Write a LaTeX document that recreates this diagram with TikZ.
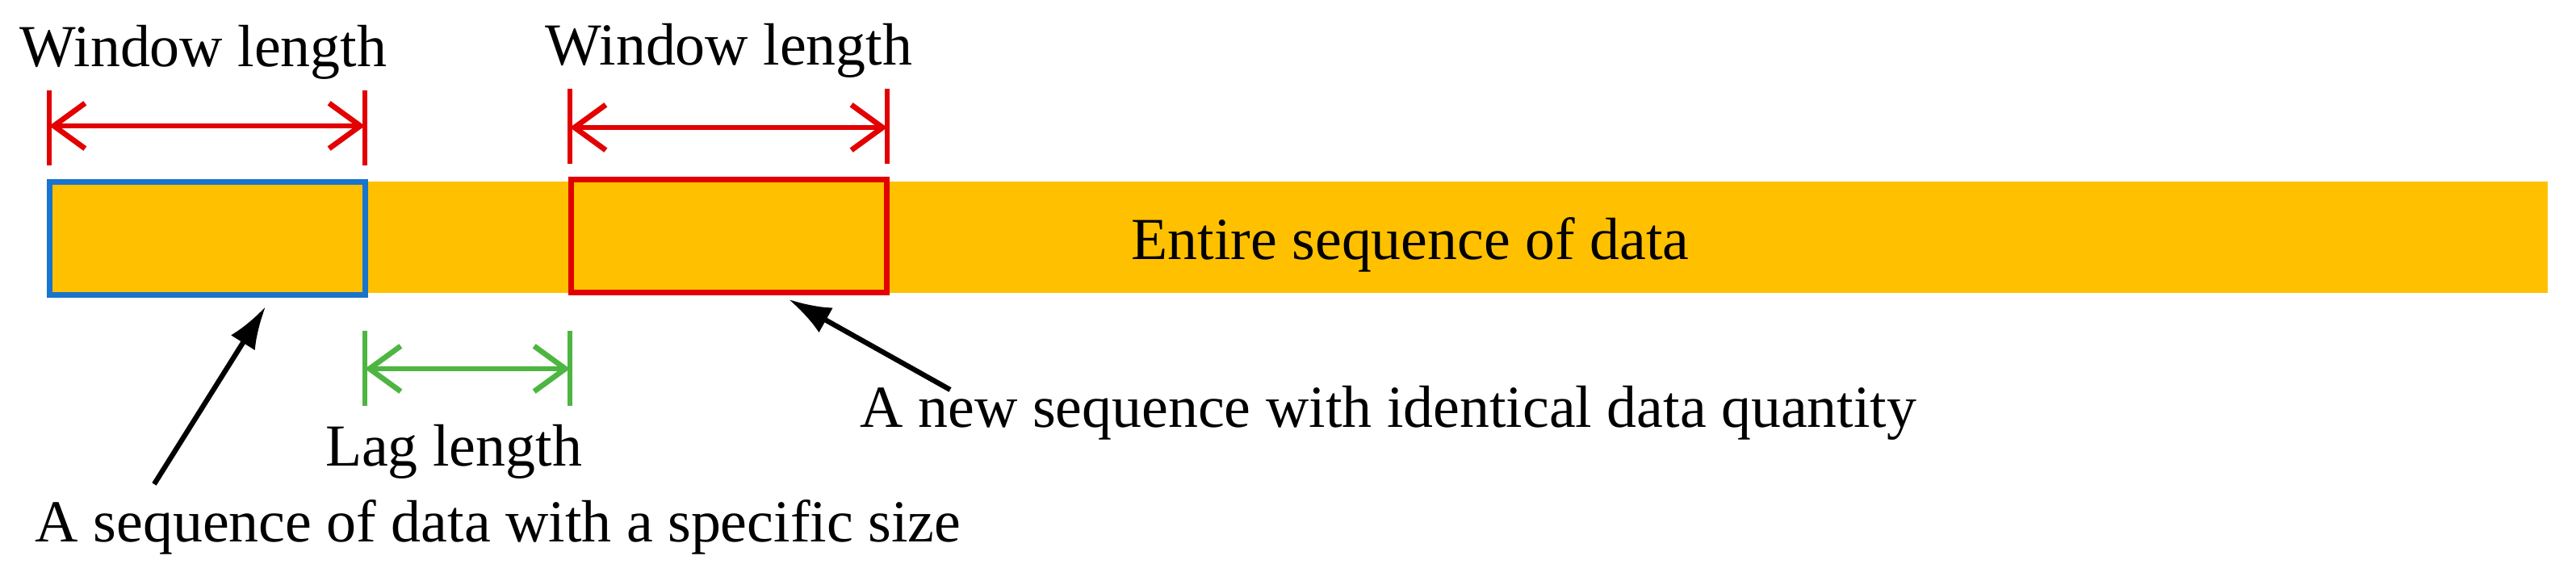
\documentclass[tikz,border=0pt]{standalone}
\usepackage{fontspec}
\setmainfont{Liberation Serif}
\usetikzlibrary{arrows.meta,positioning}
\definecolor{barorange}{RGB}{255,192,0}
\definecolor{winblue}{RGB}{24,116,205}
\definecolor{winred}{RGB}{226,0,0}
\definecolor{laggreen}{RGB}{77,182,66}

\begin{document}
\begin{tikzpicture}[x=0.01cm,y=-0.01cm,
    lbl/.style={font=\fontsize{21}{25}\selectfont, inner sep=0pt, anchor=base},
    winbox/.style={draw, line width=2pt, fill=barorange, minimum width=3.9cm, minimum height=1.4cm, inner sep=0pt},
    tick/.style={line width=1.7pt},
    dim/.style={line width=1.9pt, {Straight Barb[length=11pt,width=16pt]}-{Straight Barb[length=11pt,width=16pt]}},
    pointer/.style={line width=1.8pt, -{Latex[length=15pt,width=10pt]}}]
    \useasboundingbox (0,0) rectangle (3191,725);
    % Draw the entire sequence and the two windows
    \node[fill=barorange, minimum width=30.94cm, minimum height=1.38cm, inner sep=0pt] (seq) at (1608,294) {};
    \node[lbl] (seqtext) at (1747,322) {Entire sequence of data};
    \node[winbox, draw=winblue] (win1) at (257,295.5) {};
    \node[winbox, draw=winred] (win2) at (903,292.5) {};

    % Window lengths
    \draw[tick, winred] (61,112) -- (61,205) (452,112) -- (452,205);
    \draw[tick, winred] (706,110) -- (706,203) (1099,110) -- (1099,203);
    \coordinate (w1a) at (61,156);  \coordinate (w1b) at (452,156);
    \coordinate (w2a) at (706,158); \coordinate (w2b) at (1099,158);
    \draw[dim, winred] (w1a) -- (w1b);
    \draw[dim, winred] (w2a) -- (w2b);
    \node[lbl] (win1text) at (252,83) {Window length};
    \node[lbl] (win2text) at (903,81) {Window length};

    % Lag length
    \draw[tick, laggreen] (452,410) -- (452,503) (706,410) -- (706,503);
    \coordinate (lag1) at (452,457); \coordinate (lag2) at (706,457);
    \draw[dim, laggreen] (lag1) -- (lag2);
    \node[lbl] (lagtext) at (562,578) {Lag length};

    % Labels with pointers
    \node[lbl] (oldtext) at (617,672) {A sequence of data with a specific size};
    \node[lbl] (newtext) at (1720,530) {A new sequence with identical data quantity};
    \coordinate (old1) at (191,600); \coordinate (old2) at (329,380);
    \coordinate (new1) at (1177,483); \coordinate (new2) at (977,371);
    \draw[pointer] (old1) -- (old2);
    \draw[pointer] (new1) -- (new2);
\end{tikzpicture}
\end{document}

....

TASK BRIEF: Look for lines containing the string "with" and copy them all.

ANSWER BELOW:
Write a LaTeX document that recreates this diagram with TikZ.
    % Labels with pointers
    \node[lbl] (oldtext) at (617,672) {A sequence of data with a specific size};
    \node[lbl] (newtext) at (1720,530) {A new sequence with identical data quantity};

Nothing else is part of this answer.